Mets’ Francisco Lindor has ‘341 million reasons’ to give his all

Mar 2, 2021; Port St. Lucie, Florida, USA; New York Mets shortstop Francisco Lindor (12) throws to first base against the Houston Astros during the third inning at Clover Park. Mandatory Credit: Sam Navarro-USA TODAY Sports

On Wednesday, the New York Mets and Francisco Lindor agreed to a 10-year, $341 million extension that will be added to his current one-year commitment. He will be in Queens until his age-38 season.

That way, the Mets have the star player that new owner Steve Cohen and team president Sandy Alderson coveted since they took over the organization a few months ago. Lindor is third in Wins Above Replacement, or WAR, since the 2015 season, when he made his MLB debut.

When he became the highest-paid shortstop in the world, the Mets’ star called his fiancée, then his sister, and then his dad according to the story told by’s Anthony DiComo. He told his father he wanted to scream, but Miguel Lindor told him not to. It was late on Wednesday.

“I’m like, ‘Pops, what are you talking about?’” Francisco Lindor said, laughing. “‘You know when you drive down the highway and you see the billboard for the Powerball that says $300 million? You’re going to tell me you’re not going to scream? I’m going to scream. I want to scream.’”

“Obviously, I’ve been working for this my whole entire life. It wasn’t like I picked out a number and I got it,” he said.

The Mets could get the deal done after days of negotiations

Now, after a few days of seemingly hard stances by both camps, the Mets and the player’s, he can say he got more money than Fernando Tatis, who recently signed a 14-year, $340 deal with the San Diego Padres, and surpassed Mookie Betts’ present-day value. His plan is to make New York his home.

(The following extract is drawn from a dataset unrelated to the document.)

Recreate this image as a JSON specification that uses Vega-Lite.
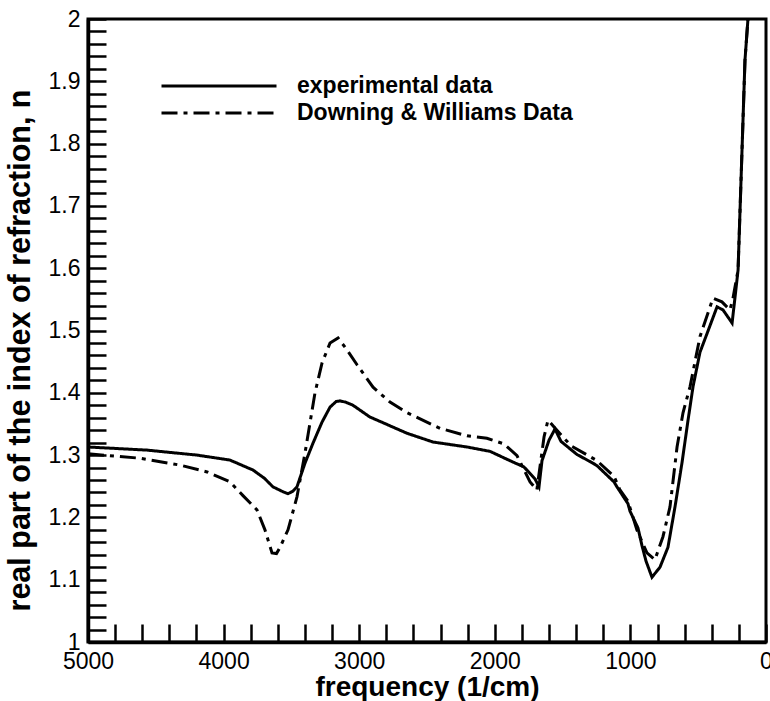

“I know I haven’t been to New York, but the guys, the boys made me feel comfortable around them,” Lindor said. “They made me a part of what they have in the clubhouse, and I love that. I love the opportunity that I have to bring a championship to the city of Queens.”

He is prepared to be the Mets’ franchise player. “When you talk about being the face of an organization, the face of baseball, also a Latin player,” manager Luis Rojas said, “it’s because of his personality. That should be natural for him, just because of all the things he does with his demeanor. And it’s consistent every day.”

“This logo right here means a lot,” Lindor said, pointing to the N and Y in his clothes. “I’ve got to go out there every single day and defend it, and play as hard as I can for this, for what I have on my chest. That’s what it means. That number next to me? That’s what it means. Those are 341 million reasons for me to go out there and play the game the right way.”